The Federal Reserve is expected at 1800 GMT to announce its first rate cut since 2008 and 78% of traders now price a 25 basis point cut, with the likelihood of a deeper easing diminishing as data, including second-quarter economic growth and consumer confidence, has beaten forecasts.
The focus will instead be on whether the Fed leaves the door open for further easing to insulate the economy from slowing global growth and fallout from trade conflicts.
Markets are pricing three cuts by year-end, the CME’s Fedwatch tool shows.
“A 50 bps cut would provide reason for bigger swings but we see little chance of that. With President Trump yesterday demanding a larger cut in a tweet, we have a very compelling reason for the Fed to deliver just 25bps,” analysts at MUFG told clients, referring to the Fed’s need to show it will resist White House pressure for major easing.
While the dollar is unlikely to weaken after the cut, any mention from Fed chairman Jerome Powell of global downside risks means “scope for dollar strength should be limited”, they added.
By 1000 GMT, the dollar index .DXY was flat around 98.08 after pulling back from a two-month high of 98.206 touched on Tuesday. It is however set for its biggest monthly gain since October and is up for the ninth straight day.

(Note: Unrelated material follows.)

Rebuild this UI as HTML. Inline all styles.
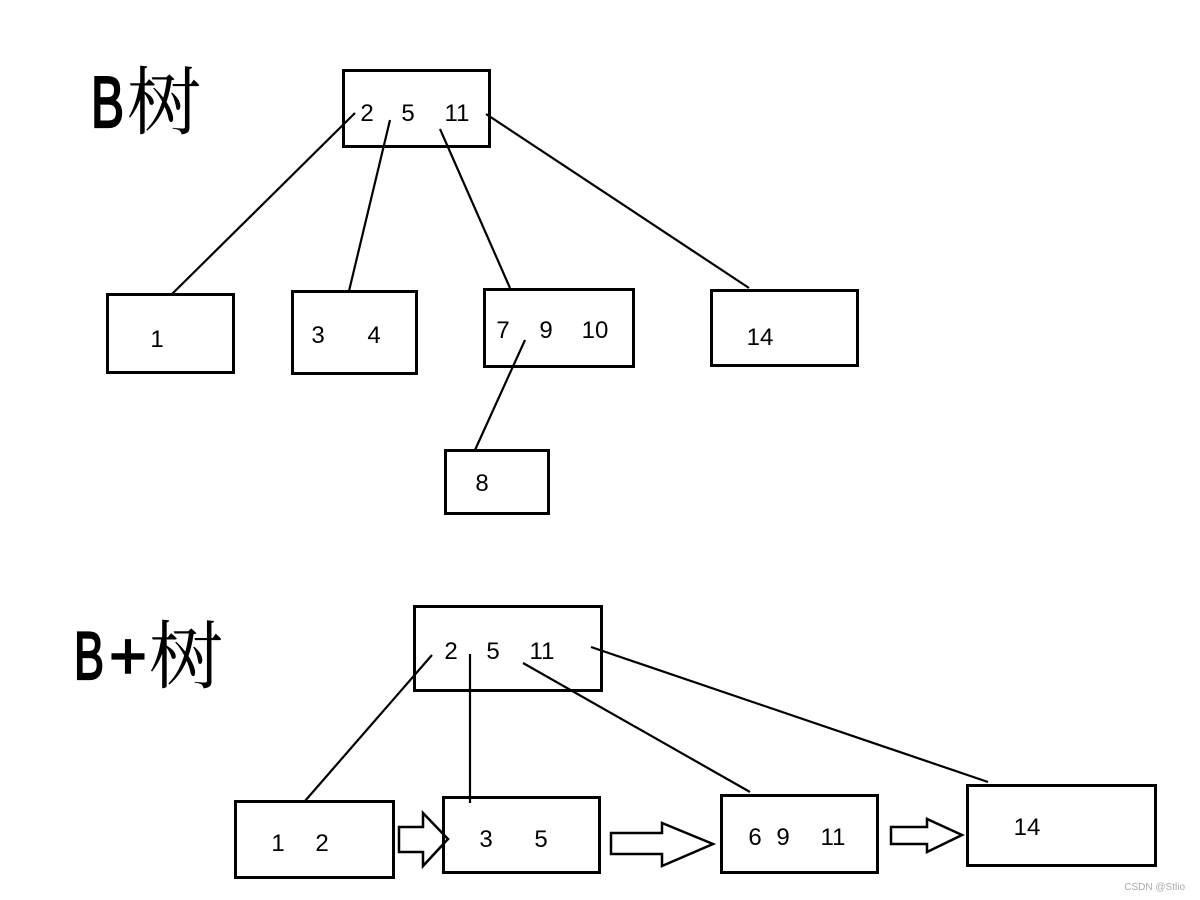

The dollar remains supported, moreover, from expectations the European Central Bank and the Bank of Japan will also ease policy. Even after a one percentage point drop in the Fed funds rate – a 2.25%-2.50% range – U.S. rates will remain well above most G10 peers, analysts note.
Conviction the ECB will cut rates and resume money-printing stimulus was strengthened after data showed economic growth in the euro zone halved in the second quarter.
Inflation also slowed in July, with core inflation, the measure closely watched by the ECB, at 1.1% year-on-year. It follows a slump in Germany to the lowest since November 2016.
“Given the absence of an uptrend in core inflation, weak GDP growth and the growth risks firmly pointing to the downside, the ECB looks likely to announce an entire package of stimulus measures at the September meeting,” Nordea analysts said.
The ECB will implement a 10bp cut in the deposit rate, start asset purchases at a pace of 30 billion euros monthly, plus offer strengthened forward guidance, they predicted.
The euro did not react to the data but stayed around 0.1% lower at $1.1145, having hit two-year lows last week around $1.110 EUR=EBS.
The yen stood just off three-week lows to the dollar after the BOJ refrained from expanding stimulus, though it committed itself to doing so “without hesitation” if required.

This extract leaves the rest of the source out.